Can I print the barcode directly on the sock label instead of the outer pack?

Only if that label is the outer sellable unit. If the socks are sold with only a belly band or header card, the retail barcode can go there. If the pair is inside a polybag, sleeve, or gift box, put the retail barcode on that outer pack. Otherwise store staff and warehouse scanners read the wrong layer.

What barcode size is usually safe for sock packaging?

For EAN-13 or UPC-A, a practical printed width is usually about 30 to 37 mm at roughly 80 percent to 100 percent magnification, with at least 3 mm of quiet zone around the code.
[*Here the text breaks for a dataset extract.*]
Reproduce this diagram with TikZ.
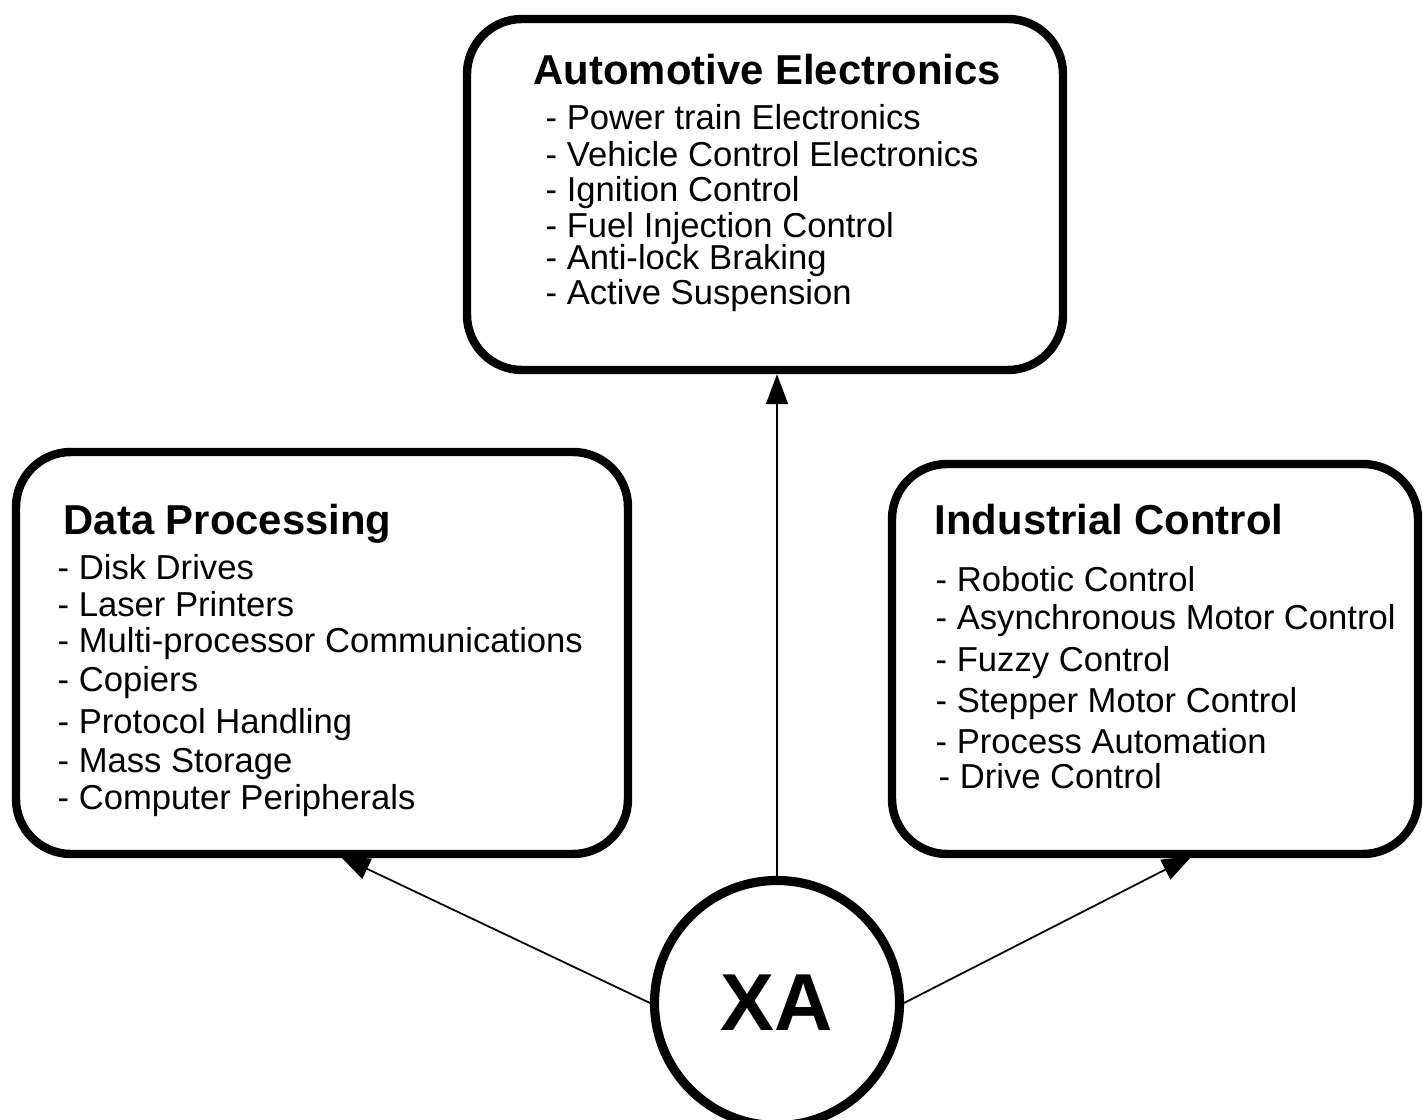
\documentclass[tikz,border=0pt]{standalone}
\usepackage{fontspec}
\setmainfont{Liberation Sans}
\usetikzlibrary{shapes.geometric, arrows.meta}

\begin{document}
\begin{tikzpicture}[
        box/.style={draw, line width=2.4pt, rounded corners=0.55cm},
        hub/.style={draw, circle, line width=2.6pt, minimum size=2.45cm, inner sep=0pt, font=\bfseries\fontsize{23}{26}\selectfont},
        title/.style={anchor=base west, inner sep=0pt, font=\bfseries\fontsize{11.9}{14}\selectfont},
        item/.style={anchor=base west, inner sep=0pt, font=\fontsize{9.85}{12}\selectfont},
        link/.style={-{Triangle[length=0.3cm, width=0.22cm]}, line width=0.5pt}
    ]
        \useasboundingbox (0,0) rectangle (14.23,11.20);

        % boxes
        \node[box, minimum width=5.96cm, minimum height=3.51cm] (auto) at (7.65,9.255) {};
        \node[box, minimum width=6.12cm, minimum height=4.02cm] (data) at (3.22,4.67) {};
        \node[box, minimum width=5.26cm, minimum height=3.90cm] (ind) at (11.55,4.61) {};
        \node[hub] (xa) at (7.77,1.17) {XA};

        % titles
        \node[title] (autoT) at (5.33,10.35) {Automotive Electronics};
        \node[title] (dataT) at (0.63,5.85) {Data Processing};
        \node[title] (indT) at (9.34,5.85) {Industrial Control};

        % lists
        \foreach \txt/\y [count=\i] in {Power train Electronics/9.90, Vehicle Control Electronics/9.53,
                Ignition Control/9.18, Fuel Injection Control/8.82, Anti-lock Braking/8.50, Active Suspension/8.15}
            \node[item] (auto\i) at (5.45,\y) {- \txt};
        \foreach \txt/\y [count=\i] in {Disk Drives/5.40, Laser Printers/5.03, Multi-processor Communications/4.67,
                Copiers/4.28, Protocol Handling/3.86, Mass Storage/3.47, Computer Peripherals/3.10}
            \node[item] (data\i) at (0.57,\y) {- \txt};
        \foreach \txt/\x/\y [count=\i] in {Robotic Control/9.35/5.28, Asynchronous Motor Control/9.35/4.90,
                Fuzzy Control/9.35/4.48, Stepper Motor Control/9.35/4.07, Process Automation/9.35/3.66, Drive Control/9.38/3.31}
            \node[item] (ind\i) at (\x,\y) {- \txt};

        % XA -> Automotive
        \draw[link] (xa) -- (xa |- auto.south);

        % XA -> Data Processing
        \coordinate (dataIn) at (3.40,2.64);
        \draw[link] (xa.west) -- (dataIn);

        % XA -> Industrial
        \coordinate (indIn) at (11.92,2.64);
        \draw[link] (xa.east) -- (indIn);
    \end{tikzpicture}
\end{document}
On small kids packs, if that space is not available on a flat area, change the pack layout or use a larger panel.

Do I need separate barcodes for each size and color?

Yes, if each size and color is sold as a separate SKU. One style in 4 sizes and 6 colors means 24 retail SKUs. A gift set is different. The outer set usually has one retail barcode, while inner pairs may use non-retail internal IDs for picking or counting.

How early should I send barcode files to the sock factory?

For simple bands or polybags, send the final barcode list about 7 to 10 days before trim printing. For rigid gift boxes, 12 to 18 days is safer because packaging lead time is longer and reprints cost more. Send them later and you may end up with manual stickers, added labor, and 2 to 5 days of delay.

Are barcode stickers acceptable for low MOQ orders?

Yes. For low MOQs such as 100 to 300 pairs, barcode stickers are often the lowest-risk option because they reduce packaging waste and let you fix SKU mapping before bulk packing. Typical added cost is about USD 0.02 to USD 0.06 per unit, depending on label size, pack format, and whether application is manual or semi-automatic.